Objective:
Write the lines out again, from the top of the material to the line containing "from matplotlib.patches import Rectangle", pictures excluded.

Supplied material:
------------------------------------------------------------------------
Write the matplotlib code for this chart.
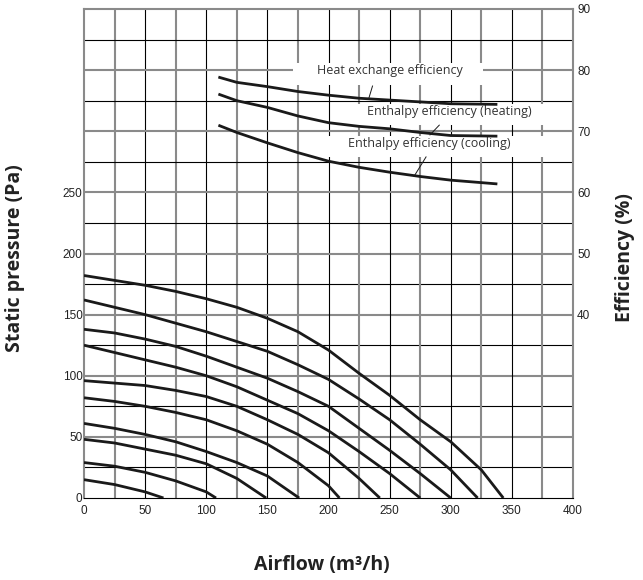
import matplotlib.pyplot as plt
from matplotlib.patches import Rectangle

# fan curves: airflow (m3/h) vs static pressure (Pa)
fan_x = [
    [0, 25, 50, 75, 100, 125, 150, 175, 200, 225, 250, 275, 300, 325, 343],
    [0, 25, 50, 75, 100, 125, 150, 175, 200, 225, 250, 275, 300, 322],
    [0, 25, 50, 75, 100, 125, 150, 175, 200, 225, 250, 275, 300],
    [0, 25, 50, 75, 100, 125, 150, 175, 200, 225, 250, 275],
    [0, 25, 50, 75, 100, 125, 150, 175, 200, 225, 242],
    [0, 25, 50, 75, 100, 125, 150, 175, 200, 209],
    [0, 25, 50, 75, 100, 125, 150, 176],
    [0, 25, 50, 75, 100, 125, 149],
    [0, 25, 50, 75, 100, 108],
    [0, 25, 50, 65],
]
fan_p = [
    [182, 178, 174, 169, 163, 156, 147, 136, 121, 102, 84, 64, 46, 23, 0],
    [162, 156, 150, 143, 136, 128, 120, 109, 97, 81, 64, 44, 23, 0],
    [138, 135, 130, 124, 116, 107, 98, 87, 75, 57, 39, 20, 0],
    [125, 119, 113, 107, 100, 91, 80, 69, 55, 38, 20, 0],
    [96, 94, 92, 88, 83, 75, 64, 52, 37, 16, 0],
    [82, 79, 75, 70, 64, 55, 44, 29, 10, 0],
    [61, 57, 52, 46, 38, 29, 18, 0],
    [48, 45, 40, 35, 28, 16, 0],
    [29, 26, 21, 14, 5, 0],
    [15, 11, 5, 0],
]

# efficiency curves (%)
eff_x = [111, 125, 150, 175, 200, 225, 250, 275, 300, 337]
heat_eff = [78.8, 78.0, 77.3, 76.5, 75.9, 75.4, 75.1, 74.8, 74.5, 74.4]
heating_eff = [76.0, 75.0, 73.9, 72.5, 71.4, 70.8, 70.4, 69.8, 69.3, 69.2]
cooling_eff = [70.9, 69.8, 68.1, 66.5, 65.1, 64.1, 63.3, 62.6, 62.0, 61.4]

fig = plt.figure(figsize=(6.43, 5.8), dpi=100)
ax = fig.add_axes([84/643, 1-498/580, 489/643, 489/580])
ax.set_xlim(0, 400)
ax.set_ylim(0, 400)
ax2 = ax.twinx()
ax2.set_ylim(10, 90)

# grid
for v in range(25, 400, 25):
    if v % 50 == 0:
        ax.axvline(v, color='black', lw=0.8, zorder=1)
        ax.axhline(v, color='#8a8a8a', lw=1.5, zorder=1)
    else:
        ax.axvline(v, color='#8a8a8a', lw=1.5, zorder=1)
        ax.axhline(v, color='black', lw=0.8, zorder=1)
for s in ['left', 'right', 'top']:
    ax.spines[s].set_color('#8a8a8a')
    ax.spines[s].set_linewidth(1.5)
ax.spines['bottom'].set_color('black')
for s in ax2.spines.values():
    s.set_visible(False)

for xs, ps in zip(fan_x, fan_p):
    ax.plot(xs, ps, color='#1a1a1a', lw=2.0, solid_capstyle='butt',
            solid_joinstyle='round', zorder=4)

for e in [heat_eff, heating_eff, cooling_eff]:
    ax2.plot(eff_x, e, color='#1a1a1a', lw=2.0, solid_joinstyle='round', zorder=4)

# label boxes hiding the grid
for x0, x1, y0, y1 in [(171, 326, 338, 356), (218, 380, 305, 322), (186, 380, 279, 296)]:
    ax.add_patch(Rectangle((x0, y0), x1-x0, y1-y0, facecolor='white',
                           edgecolor='none', zorder=2))

lab = dict(family='Open Sans', fontsize=9, color='#333333', ha='center', va='center', zorder=5)
ax.text(250, 350, 'Heat exchange efficiency', **lab)
ax.text(299, 316, 'Enthalpy efficiency (heating)', **lab)
ax.text(282.5, 290, 'Enthalpy efficiency (cooling)', **lab)
ax2.plot([236, 233], [77.4, 75.4], color='#1a1a1a', lw=0.7, zorder=5)
ax2.plot([290.6, 283], [71.0, 69.4], color='#1a1a1a', lw=0.7, zorder=5)
ax2.plot([279.8, 270.2], [65.8, 62.7], color='#1a1a1a', lw=0.7, zorder=5)

tick_font = dict(family='Liberation Sans', size=8.5)
ax.set_xticks(range(0, 401, 50))
ax.set_yticks(range(0, 251, 50))
ax.set_xticklabels([str(v) for v in range(0, 401, 50)], fontdict=tick_font, color='#222222')
ax.set_yticklabels([str(v) for v in range(0, 251, 50)], fontdict=tick_font, color='#222222')
ax2.set_yticks(range(40, 91, 10))
ax2.set_yticklabels([str(v) for v in range(40, 91, 10)], fontdict=tick_font, color='#222222')
ax.tick_params(axis='x', length=0, pad=5)
ax.tick_params(axis='y', length=0, pad=1)
ax2.tick_params(axis='y', length=0, pad=3)

axis_font = dict(family='Open Sans', fontsize=14, fontweight='bold', color='#222222')
fig.text(15/643, 1-258/580, 'Static pressure (Pa)', rotation=90, ha='center', va='center', **axis_font)
fig.text(625/643, 1-258/580, 'Efficiency (%)', rotation=90, ha='center', va='center', **axis_font)
fig.text(322/643, 1-565/580, 'Airflow (m³/h)', ha='center', va='center', **axis_font)

fig.savefig('out.png', dpi=100)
------------------------------------------------------------------------
Full output:
Write the matplotlib code for this chart.
import matplotlib.pyplot as plt
from matplotlib.patches import Rectangle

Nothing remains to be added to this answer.